* _Problem to work on_
Pictures are not part of the copy. Retype the lines from the first one through the line that contains "tick_labels = ['2', '3', '4', '5', '6', '7']".
-- Begin --
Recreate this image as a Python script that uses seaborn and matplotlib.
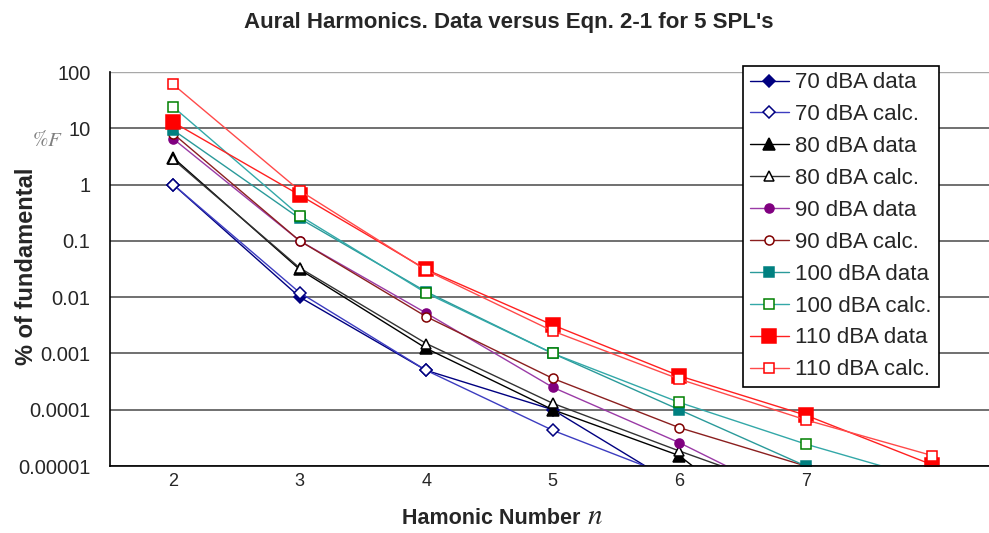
import numpy as np
import pandas as pd
import seaborn as sns
import matplotlib.pyplot as plt
from matplotlib.ticker import FixedLocator, NullFormatter

sns.set_style('white')
plt.rcParams['font.family'] = ['Liberation Sans', 'DejaVu Sans']
plt.rcParams['mathtext.fontset'] = 'stix'

## data ##

harmonics = [2, 3, 4, 5, 6, 7, 8]
tick_labels = ['2', '3', '4', '5', '6', '7']

db70_data = [1.0, 0.010, 0.0005, 0.0001, 0.0000043]
db70_calc = [1.0, 0.012, 0.0005, 0.000043, 0.0000058]
db80_data = [3.0, 0.031, 0.00123, 0.0001, 0.0000153, 0.00000027]
db80_calc = [2.8, 0.033, 0.0015, 0.00013, 0.0000185, 0.0000029]
db90_data = [6.5, 0.1, 0.0052, 0.00025, 0.000026, 0.000002]
db90_calc = [8.0, 0.1, 0.0045, 0.00036, 0.000048, 0.00001]
db100_data = [9.3, 0.25, 0.0125, 0.001, 0.0001, 0.00001, 0.00000085]
db100_calc = [24, 0.28, 0.0118, 0.001, 0.000135, 0.0000245, 0.0000055]
db110_data = [12.8, 0.65, 0.031, 0.0032, 0.0004, 0.00008, 0.0000105]
db110_calc = [60, 0.78, 0.030, 0.0025, 0.00035, 0.000066, 0.0000153]

y_ticks = [0.00001, 0.0001, 0.001, 0.01, 0.1, 1, 10, 100]
y_tick_labels = ['0.00001', '0.0001', '0.001', '0.01', '0.1', '1', '10', '100']

# label, values, line colour, marker, size, face, edge
series = [
    ('70 dBA data', db70_data, '#000080', 'D', 6.5, '#000080', '#000080'),
    ('70 dBA calc.', db70_calc, '#3c3cc0', 'D', 6, 'white', '#000080'),
    ('80 dBA data', db80_data, '#000000', '^', 8, '#000000', '#000000'),
    ('80 dBA calc.', db80_calc, '#333333', '^', 7, 'white', '#000000'),
    ('90 dBA data', db90_data, '#9a3aa6', 'o', 6.5, '#800080', '#800080'),
    ('90 dBA calc.', db90_calc, '#8b1f1f', 'o', 6.5, 'white', '#800000'),
    ('100 dBA data', db100_data, '#2a9a9a', 's', 7, '#008080', '#008080'),
    ('100 dBA calc.', db100_calc, '#33a8a8', 's', 7, 'white', '#008000'),
    ('110 dBA data', db110_data, '#ff2020', 's', 10.5, '#ff0000', '#ff0000'),
    ('110 dBA calc.', db110_calc, '#ff4a4a', 's', 7, 'white', '#ff0000'),
]

fig = plt.figure(figsize=(9.89, 5.33), dpi=100)
ax = fig.add_axes([0.1112, 0.1257, 0.8954, 0.7392])
ax.set_yscale('log')

for label, vals, col, mk, ms, face, edge in series:
    df = pd.DataFrame({'n': harmonics[:len(vals)], 'pct': vals})
    sns.lineplot(data=df, x='n', y='pct', ax=ax, color=col, lw=1.0,
                 marker=mk, markersize=ms, markerfacecolor=face,
                 markeredgecolor=edge, markeredgewidth=1.1, label=label)

ax.set_xlim(1.5, 8.5)
ax.set_ylim(0.00001, 100)

ax.set_xticks(harmonics[:6])
ax.set_xticklabels(tick_labels, fontsize=13)
ax.xaxis.set_minor_locator(FixedLocator(np.arange(2.5, 8, 1)))
ax.xaxis.set_minor_formatter(NullFormatter())
ax.tick_params(axis='x', which='major', length=0, pad=5)
ax.tick_params(axis='x', which='minor', length=6, width=1, direction='out', color='black')

ax.yaxis.set_major_locator(FixedLocator(y_ticks))
ax.set_yticklabels(y_tick_labels, fontsize=14.5)
ax.yaxis.set_minor_locator(FixedLocator([]))
ax.tick_params(axis='y', which='major', length=6, width=1, direction='out', color='black', pad=8)

ax.grid(axis='y', which='major', color='#707070', lw=1.4)
ax.grid(axis='x', visible=False)
ax.get_ygridlines()[-1].set_color('#a8a8a8')
ax.get_ygridlines()[-1].set_linewidth(1.0)
for s in ['top', 'right']:
    ax.spines[s].set_visible(False)
for s in ['left', 'bottom']:
    ax.spines[s].set_color('black')
    ax.spines[s].set_linewidth(1.2)

ax.set_xlabel('')
ax.set_ylabel('% of fundamental', fontsize=17, fontweight='bold')
ax.yaxis.set_label_coords(-0.081, 0.508)

leg = ax.legend(loc='upper left', bbox_to_anchor=(0.715, 1.016), borderaxespad=0,
                fontsize=16, frameon=True, fancybox=False, framealpha=1,
                edgecolor='black', labelspacing=0.49, handlelength=1.75,
                handletextpad=0.3, borderpad=0.3)
leg.get_frame().set_linewidth(1.2)

fig.text(0.514, 0.957, "Aural Harmonics. Data versus Eqn. 2-1 for 5 SPL's",
         ha='center', va='center', fontsize=16, fontweight='bold')
fig.text(0.0485, 0.737, r'$\%F$', ha='center', va='center', fontsize=15, color='#808080')
fig.text(0.587, 0.016, 'Hamonic Number', ha='right', va='baseline', fontsize=15.5, fontweight='bold')
fig.text(0.594, 0.016, r'$n$', ha='left', va='baseline', fontsize=21)

plt.savefig('out.png', dpi=100)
-- End --
* _The reply_
Recreate this image as a Python script that uses seaborn and matplotlib.
import numpy as np
import pandas as pd
import seaborn as sns
import matplotlib.pyplot as plt
from matplotlib.ticker import FixedLocator, NullFormatter

sns.set_style('white')
plt.rcParams['font.family'] = ['Liberation Sans', 'DejaVu Sans']
plt.rcParams['mathtext.fontset'] = 'stix'

## data ##

harmonics = [2, 3, 4, 5, 6, 7, 8]
tick_labels = ['2', '3', '4', '5', '6', '7']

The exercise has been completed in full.